As KennySe said, good question. I've been puzzled by quotes like that. There is also Jesus' statement about the time of the end of the world:
Quote:
Matthew 24:36

"But about that day and hour no one knows, neither the angels of heaven, nor the Son, but only the Father."
The Father knows the time because He is God. Jesus is God, but He doesn't know?

I believe that Jesus, being human as well as God, had to keep learning throughout His life. Perhaps His Father didn't tell him everything at once, but revealed it little by little.

But Jesus is God, as is the Father. Does that make sense? Wouldn't He already know it without having to learn it?

We really can't understand the full mystery of the Trinity. Jesus had to learn to walk and talk as a child. He's God, wouldn't He already know that? I've heard that some theologians believe Jesus didn't even know He was God until He was twelve and in the Temple while His parents were frantically searching for Him.

Our souls surely know God, yearn for Him. Yet many people don't believe in God. Yet they search for the meaning of life. That's because they're going against their own nature, in refusing to believe in Something that part of them, their soul, knows exists.

That must be the way it was with Jesus. God knew, but He - God and man - had to learn as God revealed Himself to Him. I know, it's weird. The Trinity is weird, to our limited logical minds.

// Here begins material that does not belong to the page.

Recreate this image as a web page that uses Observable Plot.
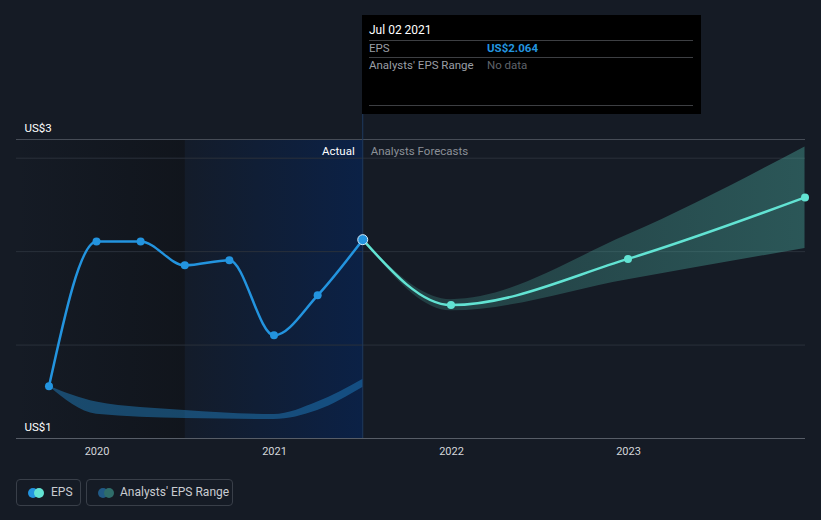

By the time Jesus said that it was forgivable to blaspheme Him, but unforgivable to blaspheme the Holy Spirit, He knew He was God. But He related to the humans around Him, and He was distinguishing between blaspheming a human and blaspheming God. Most of the people listening didn't yet know He was God - many thought He was the messiah, but they didn't expect the messiah to be divine. If Jesus had said, "You can blaspheme each other, but don't dare blaspheme Me or the Holy Spirit," they would have missed the point entirely.

About the Father knowing when the end will come, but the Son not knowing - perhaps at the time He really didn't know. Perhaps that was information that the Father hadn't given Him yet, in that mysterious way we can't understand. We can just try to relate by seeing how our body greatly overpowers our soul, in appearance anyway, in our lives.